A month later, another of my closest friends, who is also a disabled person, had a similar adventure. The district nurses who visited him day after day failed to notice the delirium that sepsis had caused until he was rushed into hospital with near-total organ failure. And there, despite his fervent opposition to a DNR, there was one on his notes, too. His partner and brother, my partner and I and a palliative care consultant I know from this campaign worked through the night to have this removed. The next day in a “the end is nigh” conference with his doctors, they were shocked to hear that this 58-year-old disabled man in a wheelchair had any kind of life – any kind of quality of life.

Both of these friends will be joining the rest of us who are passionately protesting against assisted suicide outside the Houses of Parliament tomorrow. We’ll be there because we fear that this law will further enshrine these misconceptions, underestimations and stereotypes – and the inherent inequality that exists for ill, older and disabled people.
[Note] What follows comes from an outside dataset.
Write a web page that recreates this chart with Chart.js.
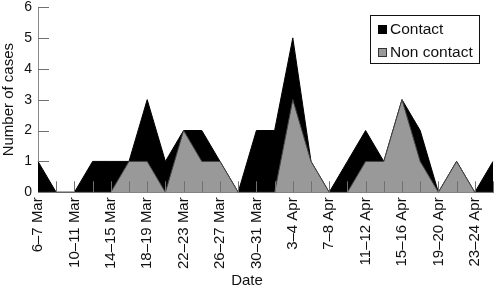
<!DOCTYPE html>
<html><head><meta charset="utf-8">
<script src="https://cdn.jsdelivr.net/npm/chart.js@4/dist/chart.umd.min.js"></script>
<style>html,body{margin:0;padding:0;background:#fff}#wrap{width:494px;height:290px}</style>
</head><body><div id="wrap"><canvas id="c" width="494" height="290"></canvas></div>
<script>
const categories = ["6–7 Mar","8–9 Mar","10–11 Mar","12–13 Mar","14–15 Mar","16–17 Mar","18–19 Mar","20–21 Mar","22–23 Mar","24–25 Mar","26–27 Mar","28–29 Mar","30–31 Mar","1–2 Apr","3–4 Apr","5–6 Apr","7–8 Apr","9–10 Apr","11–12 Apr","13–14 Apr","15–16 Apr","17–18 Apr","19–20 Apr","21–22 Apr","23–24 Apr","25–26 Apr"];
const contact    = [1,0,0,1,1,0,2,1,0,1,0,0,2,2,2,0,0,1,1,0,0,1,0,0,0,1];
const nonContact = [0,0,0,0,0,1,1,0,2,1,1,0,0,0,3,1,0,0,1,1,3,1,0,1,0,0];
const yTicks = [0,1,2,3,4,5,6];
const seriesNames = ["Contact","Non contact"];

const FONT = "'Liberation Sans', Arial, sans-serif";

const tickMarks = {
  id: 'tickMarks',
  afterDatasetsDraw(chart) {
    const {ctx, scales: {x, y}, chartArea: a} = chart;
    ctx.save();
    ctx.strokeStyle = '#707070';
    ctx.lineWidth = 1;
    ctx.beginPath();
    categories.forEach((c, i) => {
      if (i === 0) return;
      const px = Math.round(x.getPixelForValue(i)) + 0.5;
      ctx.moveTo(px, a.bottom);
      ctx.lineTo(px, a.bottom - 11);
    });
    yTicks.forEach(v => {
      if (v === 0) return;
      const py = Math.round(y.getPixelForValue(v)) + 0.5;
      ctx.moveTo(a.left, py);
      ctx.lineTo(a.left + 11, py);
    });
    ctx.stroke();
    ctx.restore();
  }
};

const boxLegend = {
  id: 'boxLegend',
  afterDraw(chart) {
    const {ctx, chartArea: a} = chart;
    const w = 109, h = 48;
    const left = a.right - 14 - w, top = a.top + 8;
    ctx.save();
    ctx.fillStyle = '#fff';
    ctx.fillRect(left, top, w, h);
    ctx.strokeStyle = '#111';
    ctx.lineWidth = 1;
    ctx.strokeRect(Math.round(left) + 0.5, Math.round(top) + 0.5, w, h);
    const items = [
      {label: seriesNames[0], fill: '#000', stroke: '#000'},
      {label: seriesNames[1], fill: '#999', stroke: '#333'}
    ];
    ctx.font = "15.5px " + FONT;
    ctx.textBaseline = 'alphabetic';
    items.forEach((it, i) => {
      const by = top + 10 + i * 23;
      ctx.fillStyle = it.fill;
      ctx.fillRect(left + 8, by, 9, 9);
      ctx.strokeStyle = it.stroke;
      ctx.strokeRect(left + 8.5, by + 0.5, 8, 8);
      ctx.fillStyle = '#111';
      ctx.fillText(it.label, left + 20, by + 9);
    });
    ctx.restore();
  }
};

new Chart(document.getElementById('c'), {
  type: 'line',
  data: {
    labels: categories,
    datasets: [
      {
        label: seriesNames[1],
        data: nonContact,
        backgroundColor: '#999999',
        borderColor: '#444',
        borderWidth: 1,
        fill: 'origin',
        tension: 0,
        pointRadius: 0
      },
      {
        label: seriesNames[0],
        data: contact,
        backgroundColor: '#000000',
        borderColor: '#000000',
        borderWidth: 1,
        fill: 'origin',
        tension: 0,
        pointRadius: 0
      }
    ]
  },
  options: {
    responsive: false,
    animation: false,
    devicePixelRatio: 1,
    layout: {padding: 0},
    plugins: {
      legend: {display: false},
      tooltip: {enabled: false},
      title: {
        display: true,
        position: 'bottom',
        text: 'Date',
        color: '#111',
        font: {family: FONT, size: 15, weight: 'normal'},
        padding: {top: -2, bottom: 0}
      }
    },
    scales: {
      x: {
        type: 'category',
        offset: false,
        z: 1,
        grid: {display: false, drawTicks: false},
        border: {display: true, color: '#888', width: 1},
        afterFit: s => { s.paddingRight = 1; s.paddingLeft = 0; },
        ticks: {
          autoSkip: false,
          maxRotation: 90,
          minRotation: 90,
          padding: 5,
          color: '#111',
          font: {family: FONT, size: 15},
          callback: (v, i) => (i % 2 === 0 ? categories[i] : '')
        }
      },
      y: {
        stacked: true,
        min: 0,
        max: 6,
        z: 1,
        grid: {display: false, drawTicks: false},
        border: {display: true, color: '#888', width: 1},
        afterFit: s => { s.paddingTop = 7; s.paddingBottom = 0; s.width = 38; },
        afterBuildTicks: s => { s.ticks = yTicks.map(v => ({value: v})); },
        ticks: {
          padding: 6,
          color: '#111',
          font: {family: FONT, size: 14}
        },
        title: {
          display: true,
          text: 'Number of cases',
          color: '#111',
          font: {family: FONT, size: 15},
          padding: {top: 0, bottom: 6}
        }
      }
    }
  },
  plugins: [tickMarks, boxLegend]
});
</script>
</body></html>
There are too many anecdotes about disabled people having to fight the insidious, unconscious bias that says people who have certain conditions, look a certain way or need care or support might just be better off dead. And we remember the early days of Covid when the death tolls rose, with the reassurance from behind the podium that those dying were only people with “underlying health conditions”. As someone who fitted that definition, I was so frightened at seeing myself as a statistic every single day that I resorted to my survival mode of humour and tweetedthat I might as well change my name to Underlying Health Condition, just to cut out the middle man. In case you’re wondering, I never did.

During that time, many of us feared that if we ended up in hospital we wouldn’t stand a chance of ever leaving. They were dark times for everyone and difficult choices were being made in impossible circumstances. Decisions over who should get the bed or the ventilator or the resources, however, felt very personal: “frailty scores” meant those of us who needed help with basic daily tasks were, even briefly, placed lower down the list of priorities. Infected people were moved into residential care homes with older, frailer residents. Letters went out to similar homes including those for people with learning difficulties to suggest “blanket” DNR orders. If we learned anything from the Covid-19 pandemic – so far – it is perhaps that some people’s lives aren’t valued as much as others.

Leadbeater has repeatedly suggested that we need to put our faith in medical professionals, lawyers and judges. But many doctors and judges admit they are fallible. My experiences and those of many other disabled people, also show this is true. And faith in our current broken systems and the people trying their best within them doesn’t feel like a gold-standard safeguard to me.

As long as the lives of marginalised people are seen as more disposable than others, how can any safeguards truly protect us from the potential abuses, coercion and mistakes that will come if assisted suicide is legalised?

That’s why I made the documentary. And that’s why I urge MPs to watch Better Off Dead? before this life-and-death vote.